Alles dient der Entfaltung raumfüllender Subtilität und meditativer Konzentration. So schafft die Musik gegen jede Sporthallen-Banalität ihren eigenen Raum, ähnlich wie eine archaische Höhlenmalerei ihre Höhle in einem bestimmten Sinne auch erst erschafft. „Prometeo“ ist keine leicht zu entschlüsselnde Parabel. Wer mehr darüber wissen will, wie Luigi Nono und Librettist Massimo Cacciari die Geschichte der Menschheit als Tragödie zwischen Mythos und Aufklärung, Befreiung und Gewalt entwerfen, kann sich zu einer längeren Lektüre-Strecke einladen lassen. Das Programmheft enthält hierfür Hinweise, die Inszenierung selbst mit ihren raumgreifenden Fermaten-Klängen und ihren akustischen Irrlichtern schafft eine emotionale Erlebnis-Ebene, die bei solcher Lektüre als Erinnerung lebendig bleiben kann.
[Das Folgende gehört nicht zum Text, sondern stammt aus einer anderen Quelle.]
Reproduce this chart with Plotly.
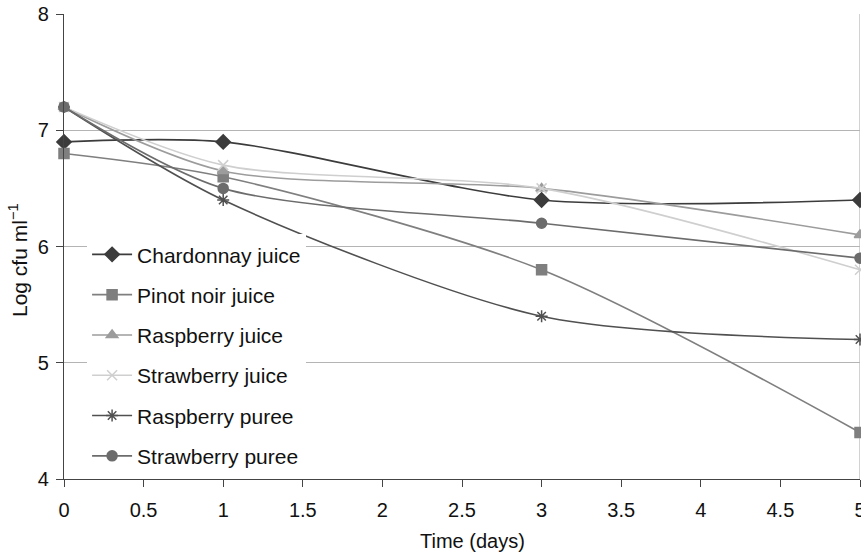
import plotly.graph_objects as go

days = [0, 1, 3, 5]
series_names = ["Chardonnay juice", "Pinot noir juice", "Raspberry juice",
                "Strawberry juice", "Raspberry puree", "Strawberry puree"]
chardonnay_juice = [6.9, 6.9, 6.4, 6.4]
pinot_noir_juice = [6.8, 6.6, 5.8, 4.4]
raspberry_juice = [7.2, 6.65, 6.5, 6.1]
strawberry_juice = [7.2, 6.7, 6.5, 5.8]
raspberry_puree = [7.2, 6.4, 5.4, 5.2]
strawberry_puree = [7.2, 6.5, 6.2, 5.9]
values = [chardonnay_juice, pinot_noir_juice, raspberry_juice,
          strawberry_juice, raspberry_puree, strawberry_puree]
x_ticks = [0, 0.5, 1, 1.5, 2, 2.5, 3, 3.5, 4, 4.5, 5]
y_ticks = [4, 5, 6, 7, 8]

colors = ["#3c3c3c", "#7f7f7f", "#9c9c9c", "#cfcfcf", "#505050", "#6c6c6c"]
symbols = ["diamond", "square", "triangle-up", "x-thin", "asterisk", "circle"]
sizes = [11, 10, 10, 10, 10, 10]

FONT = "Liberation Sans, Arial, sans-serif"

fig = go.Figure()
for i, (name, vals) in enumerate(zip(series_names, values)):
    fig.add_trace(go.Scatter(
        x=days, y=vals, name=name, mode="lines+markers",
        line=dict(color=colors[i], width=1.6, shape="spline", smoothing=0.8),
        marker=dict(symbol=symbols[i], size=sizes[i], color=colors[i],
                    line=dict(color=colors[i], width=1.5)),
        legendgroup=f"g{i}", cliponaxis=False,
    ))

fig.update_layout(
    width=861, height=558,
    margin=dict(l=64, r=1, t=14, b=79),
    paper_bgcolor="white", plot_bgcolor="white",
    font=dict(family=FONT, size=20, color="#111111"),
    showlegend=True,
    legend=dict(x=0.029, y=0.006, xanchor="left", yanchor="bottom",
                bgcolor="white", borderwidth=0, traceorder="grouped",
                tracegroupgap=10, itemwidth=40,
                font=dict(size=21, color="#111111")),
    xaxis=dict(range=[0, 5], tickvals=x_ticks, ticktext=[str(t) for t in x_ticks],
               showgrid=False, zeroline=False, showline=True, linecolor="#444444",
               linewidth=1.3, ticks="outside", ticklen=7, tickcolor="#444444",
               automargin=False, ticklabeloverflow="allow", ticklabelstandoff=6,
               tickfont=dict(size=20)),
    yaxis=dict(range=[4, 8], tickvals=y_ticks, showgrid=True, gridcolor="#b4b4b4",
               gridwidth=1.2, zeroline=False, showline=True, linecolor="#444444",
               linewidth=1.3, ticks="outside", ticklen=7, tickcolor="#444444",
               automargin=False, ticklabeloverflow="allow", ticklabelstandoff=3,
               tickfont=dict(size=20)),
)
# axis titles
fig.add_annotation(text="Time (days)", xref="paper", yref="paper",
                   x=(472 - 64) / 796, y=-(541 - 479) / 465, xanchor="center",
                   yanchor="middle", showarrow=False, font=dict(size=20, family=FONT))
fig.add_annotation(text="Log cfu ml<sup>\u22121</sup>", xref="paper", yref="paper",
                   x=-(64 - 18) / 796, y=(479 - 260) / 465, xanchor="center",
                   yanchor="middle", textangle=-90, showarrow=False,
                   font=dict(size=21, family=FONT))
# right border
fig.add_shape(type="line", xref="x", yref="y", x0=5, x1=5, y0=4, y1=8,
              line=dict(color="#b4b4b4", width=1.2), layer="below")

fig.write_html("out.html")
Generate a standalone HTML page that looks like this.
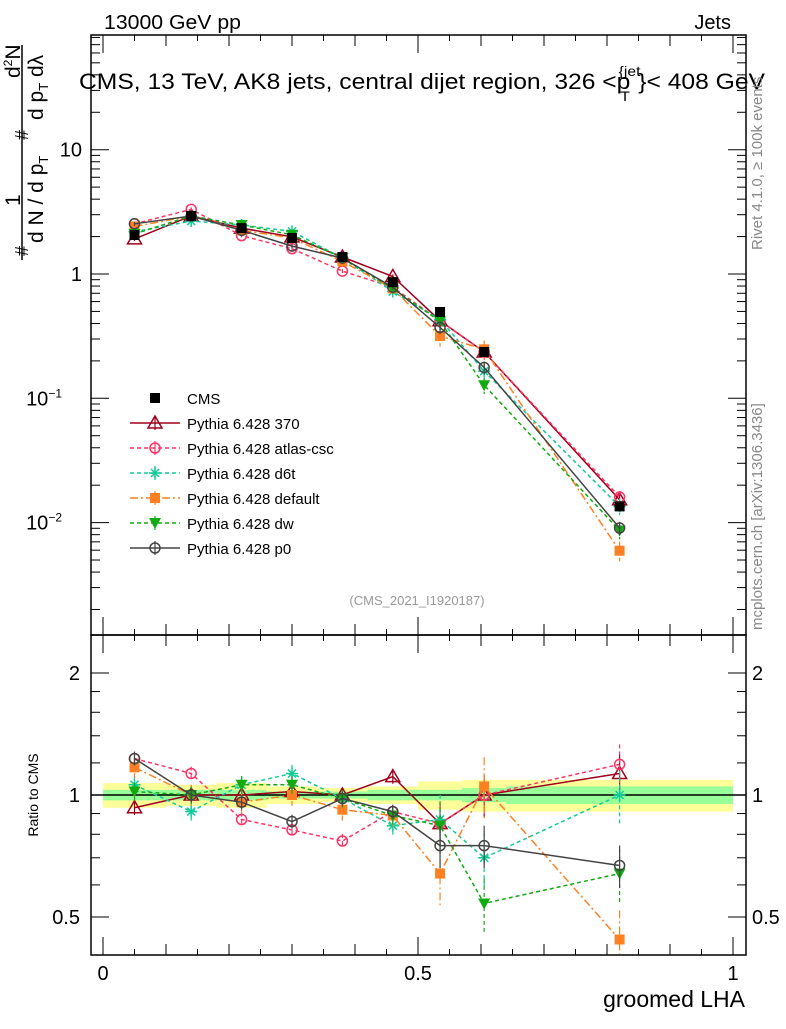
<!DOCTYPE html>
<html><head><meta charset="utf-8"><style>
body{margin:0;background:#fff;width:786px;height:1024px;overflow:hidden}
svg{font-family:"Liberation Sans",sans-serif}
</style></head><body>
<svg id="c" width="786" height="1024" xmlns="http://www.w3.org/2000/svg">
<rect width="786" height="1024" fill="#fff"/>
<text x="104" y="29" font-size="20" textLength="137" lengthAdjust="spacingAndGlyphs">13000 GeV pp</text>
<text x="731" y="29" font-size="20" text-anchor="end">Jets</text>
<text x="79" y="89" font-size="22" textLength="686" lengthAdjust="spacingAndGlyphs">CMS, 13 TeV, AK8 jets, central dijet region, 326 &lt;p<tspan font-size="14" dy="12" dx="-9">T</tspan><tspan font-size="14" dy="-25" dx="-10">{jet</tspan><tspan font-size="22" dy="13" dx="-2">}&lt; 408 GeV</tspan></text>
<g font-size="21">
<line x1="22" y1="260" x2="22" y2="45" stroke="#000" stroke-width="1.5"/>
<text transform="translate(28,256) rotate(-90)" font-size="18">#</text>
<text transform="translate(28,140) rotate(-90)" font-size="18">#</text>
<text transform="translate(20,206) rotate(-90)">1</text>
<text transform="translate(20,78) rotate(-90)">d<tspan font-size="12" dy="-8">2</tspan><tspan dy="8">N</tspan></text>
<text transform="translate(43,243) rotate(-90)">d N / d p<tspan font-size="13" dy="5">T</tspan></text>
<text transform="translate(43,120) rotate(-90)">d p<tspan font-size="13" dy="5">T</tspan><tspan dy="-5"> d</tspan>λ</text>
</g>
<text transform="translate(762,250) rotate(-90)" font-size="15" fill="#888">Rivet 4.1.0, ≥ 100k events</text>
<text transform="translate(762,630) rotate(-90)" font-size="15" fill="#888">mcplots.cern.ch [arXiv:1306.3436]</text>
<text x="417" y="605" font-size="13" fill="#999" text-anchor="middle">(CMS_2021_I1920187)</text>
<text transform="translate(38,795) rotate(-90)" font-size="14" text-anchor="middle">Ratio to CMS</text>
<text x="745" y="1007" font-size="23" text-anchor="end">groomed LHA</text>
<g id="g"></g>
</svg>
<script>
const xc=[0.05,0.14,0.22,0.30,0.38,0.46,0.535,0.605,0.82];
const edges=[0,0.1,0.18,0.26,0.34,0.42,0.5,0.57,0.64,1];
const cms=[2.06,2.93,2.34,1.95,1.37,0.86,0.495,0.236,0.0135];
const bandY=[0.07,0.06,0.07,0.05,0.04,0.05,0.08,0.09,0.09];
const bandG=[0.03,0.03,0.03,0.02,0.02,0.03,0.03,0.04,0.05];
const names=["Pythia 6.428 370","Pythia 6.428 atlas-csc","Pythia 6.428 d6t","Pythia 6.428 default","Pythia 6.428 dw","Pythia 6.428 p0"];
const r370=[0.93,1.0,1.0,1.02,1.0,1.11,0.85,1.0,1.13];
const rAtlas=[1.23,1.13,0.87,0.82,0.77,0.91,0.85,1.0,1.19];
const rD6t=[1.06,0.91,1.06,1.13,0.98,0.84,0.87,0.7,1.0];
const rDef=[1.17,1.0,0.96,1.0,0.92,0.89,0.64,1.05,0.44];
const rDw=[1.02,1.0,1.06,1.06,0.98,0.89,0.84,0.54,0.64];
const rP0=[1.23,1.0,0.96,0.86,0.98,0.91,0.75,0.75,0.67];
const ratios=[r370,rAtlas,rD6t,rDef,rDw,rP0];
const colors=["#a0001c","#ff3366","#11cc99","#ff8022","#11aa11","#444444"];
const dashes=["","4,3","4,3","8,3,2,3","4,3",""];
const markers=["tri","circ","star","sq","tridown","circ"];
const errs=[0.04,0.04,0.05,0.06,0.05,0.04];
const X=v=>103+630*v;
const Y=v=>274-124.3*Math.log10(v);
const R=v=>795-122*Math.log2(v);
const NS="http://www.w3.org/2000/svg";
const g=document.getElementById('g');
function el(t,a,p){const e=document.createElementNS(NS,t);for(const k in a)e.setAttribute(k,a[k]);(p||g).appendChild(e);return e;}
for(let i=0;i<cms.length;i++){
 const x1=X(edges[i]),x2=X(edges[i+1]);
 const b=el('rect',{x:x1,y:R(1+bandY[i]),width:x2-x1,height:R(1-bandY[i])-R(1+bandY[i]),fill:'#ffff99'});
 
 
 const c=el('rect',{x:x1,y:R(1+bandG[i]),width:x2-x1,height:R(1-bandG[i])-R(1+bandG[i]),fill:'#99ff99'});
 
 
}
el('line',{x1:91,x2:746,y1:R(1),y2:R(1),stroke:'#000','stroke-width':1.5});
function marker(type,x,y,col,par){
 let e;const s=6;
 if(type=='sq')e=el('rect',{x:x-5,y:y-5,width:10,height:10,fill:col},par);
 else if(type=='circ')e=el('circle',{cx:x,cy:y,r:5,fill:'#fff','fill-opacity':0,stroke:col,'stroke-width':1.5},par);
 else if(type=='tri')e=el('polygon',{points:`${x},${y-7} ${x-7},${y+5} ${x+7},${y+5}`,fill:'none',stroke:col,'stroke-width':1.5},par);
 else if(type=='tridown')e=el('polygon',{points:`${x},${y+6} ${x-6},${y-5} ${x+6},${y-5}`,fill:col},par);
 else {e=el('path',{d:`M${x-s} ${y}H${x+s}M${x} ${y-s}V${y+s}M${x-4} ${y-4}L${x+4} ${y+4}M${x-4} ${y+4}L${x+4} ${y-4}`,stroke:col,'stroke-width':1.5},par);}
 return e;
}
function series(vals,col,dash,mk,err,Yf,name){
 const gg=el('g',{});
 
 
 el('polyline',{points:vals.map((v,i)=>X(xc[i])+','+Yf(v)).join(' '),fill:'none',stroke:col,'stroke-width':1.5,'stroke-dasharray':dash},gg);
 vals.forEach((v,i)=>{
  const e=err*(i>=6?3:1);
  el('line',{x1:X(xc[i]),x2:X(xc[i]),y1:Yf(v*(1+e)),y2:Yf(Math.max(v*(1-e),1e-4)),stroke:col,'stroke-width':1.2,'stroke-dasharray':dash},gg);
  marker(mk,X(xc[i]),Yf(v),col,gg);
 });
}
ratios.forEach((r,k)=>series(r.map((v,i)=>v*cms[i]),colors[k],dashes[k],markers[k],errs[k],Y,'main-series-'+k));
ratios.forEach((r,k)=>series(r,colors[k],dashes[k],markers[k],errs[k],v=>Math.min(Math.max(R(v),636),954),'ratio-series-'+k));
const cg=el('g',{});


cms.forEach((v,i)=>{marker('sq',X(xc[i]),Y(v),'#000',cg);});
const f1=el('rect',{x:91,y:35,width:655,height:600,fill:'none',stroke:'#000','stroke-width':1.5});


const f2=el('rect',{x:91,y:635,width:655,height:320,fill:'none',stroke:'#000','stroke-width':1.5});


const yTickVals=[10,1,0.1,0.01];
const yTickLabels=["10","1","10<tspan dy='-8' font-size='12'>−1</tspan>","10<tspan dy='-8' font-size='12'>−2</tspan>"];
for(let d=-3;d<=1;d++)for(let m=1;m<10;m++){const v=m*Math.pow(10,d);const y=Y(v);if(y<35||y>635)continue;const L=m==1?18:9;
 el('line',{x1:91,x2:91+L,y1:y,y2:y,stroke:'#000'});el('line',{x1:746,x2:746-L,y1:y,y2:y,stroke:'#000'});}
yTickVals.forEach((v,i)=>{const t=el('text',{x:i<2?82:62,y:Y(v)+7,'font-size':20,'text-anchor':'end'});t.innerHTML=yTickLabels[i];
 
 });
const rTickVals=[2,1,0.5];
const rTickLabels=["2","1","0.5"];
[0.5,0.6,0.7,0.8,0.9,1,1.2,1.4,1.6,1.8,2].forEach(v=>{const y=R(v);const L=[0.5,1,2].includes(v)?18:9;
 el('line',{x1:91,x2:91+L,y1:y,y2:y,stroke:'#000'});el('line',{x1:746,x2:746-L,y1:y,y2:y,stroke:'#000'});});
rTickVals.forEach((v,i)=>{[[80,'end'],[752,'start']].forEach(([x,a])=>{const t=el('text',{x:x,y:R(v)+7,'font-size':20,'text-anchor':a});t.textContent=rTickLabels[i];
 
 });});
const xTickVals=[0,0.5,1];
const xTickLabels=["0","0.5","1"];
for(let k=-1;k<=21;k++){const v=k*0.05;const x=X(v);if(x<91||x>746)continue;const L=k%10==0?18:(k%2==0?11:6);
 el('line',{x1:x,x2:x,y1:955,y2:955-L,stroke:'#000'});el('line',{x1:x,x2:x,y1:635,y2:635-L,stroke:'#000'});
 el('line',{x1:x,x2:x,y1:35,y2:35+L,stroke:'#000'});el('line',{x1:x,x2:x,y1:635,y2:635+L,stroke:'#000'});}
xTickVals.forEach((v,i)=>{const t=el('text',{x:X(v),y:980,'font-size':20,'text-anchor':'middle'});t.textContent=xTickLabels[i];
 
 });
const lg=el('g',{});


marker('sq',155,398,'#000',lg);
const t0=el('text',{x:187,y:404,'font-size':15},lg);t0.textContent='CMS';
names.forEach((n,k)=>{const y=423+25*k;
 el('line',{x1:130,x2:180,y1:y,y2:y,stroke:colors[k],'stroke-width':1.5,'stroke-dasharray':dashes[k]},lg);
 el('line',{x1:155,x2:155,y1:y-7,y2:y+7,stroke:colors[k],'stroke-width':1.2},lg);
 marker(markers[k],155,y,colors[k],lg);
 const t=el('text',{x:187,y:y+6,'font-size':15},lg);t.textContent=n;
 
 });
</script>
</body></html>
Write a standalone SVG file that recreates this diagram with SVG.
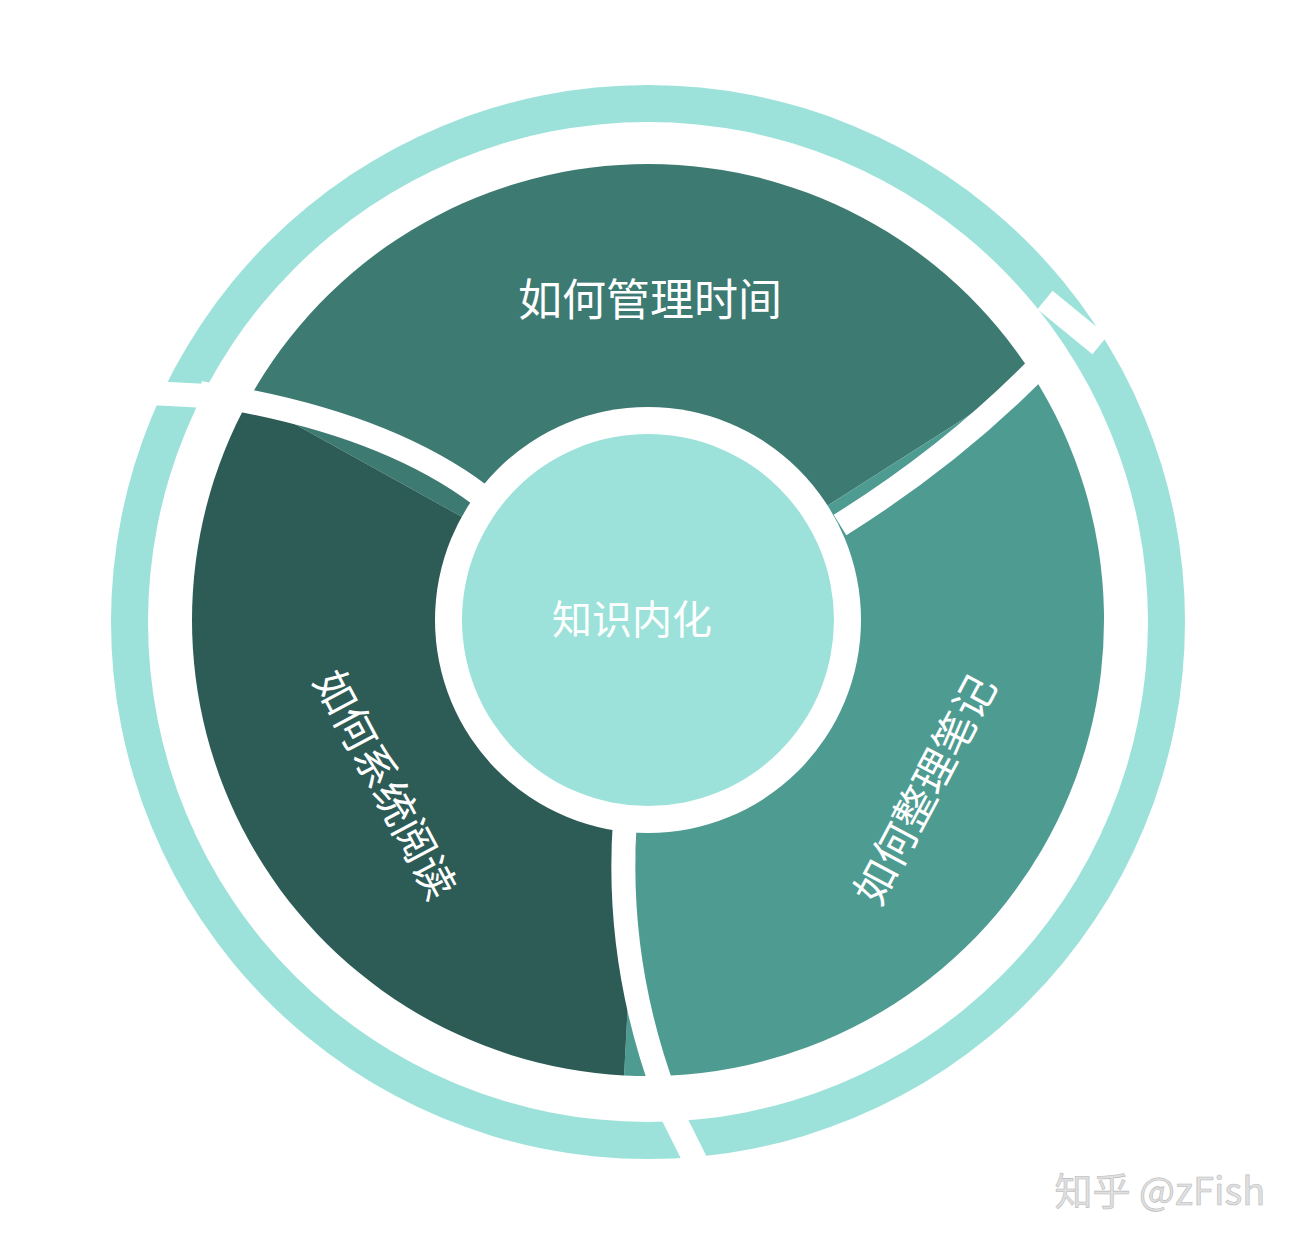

Im Laufe der zweieinhalbstündigen Aufführung wird es in der Böllenfalltorhalle langsam dunkler. Keine theatralen Schweinwerferbatterien werden gegen diesen Naturvorgang in Stellung gebracht. Wer will, kann das als einen transzendenten Kommentar zur Situation der Aufklärung am Beginn des 21. Jahrhunderts lesen. Alternativ hätte man auch im Gegenzug eine „Prometeo“-Aufführung morgens gegen drei Uhr in den beginnenden Tag hinein ansetzen können. Vielleicht könnte Nonos Komposition nicht nur ihren eigenen Raum, sondern auch ihre eigene Zeit schaffen.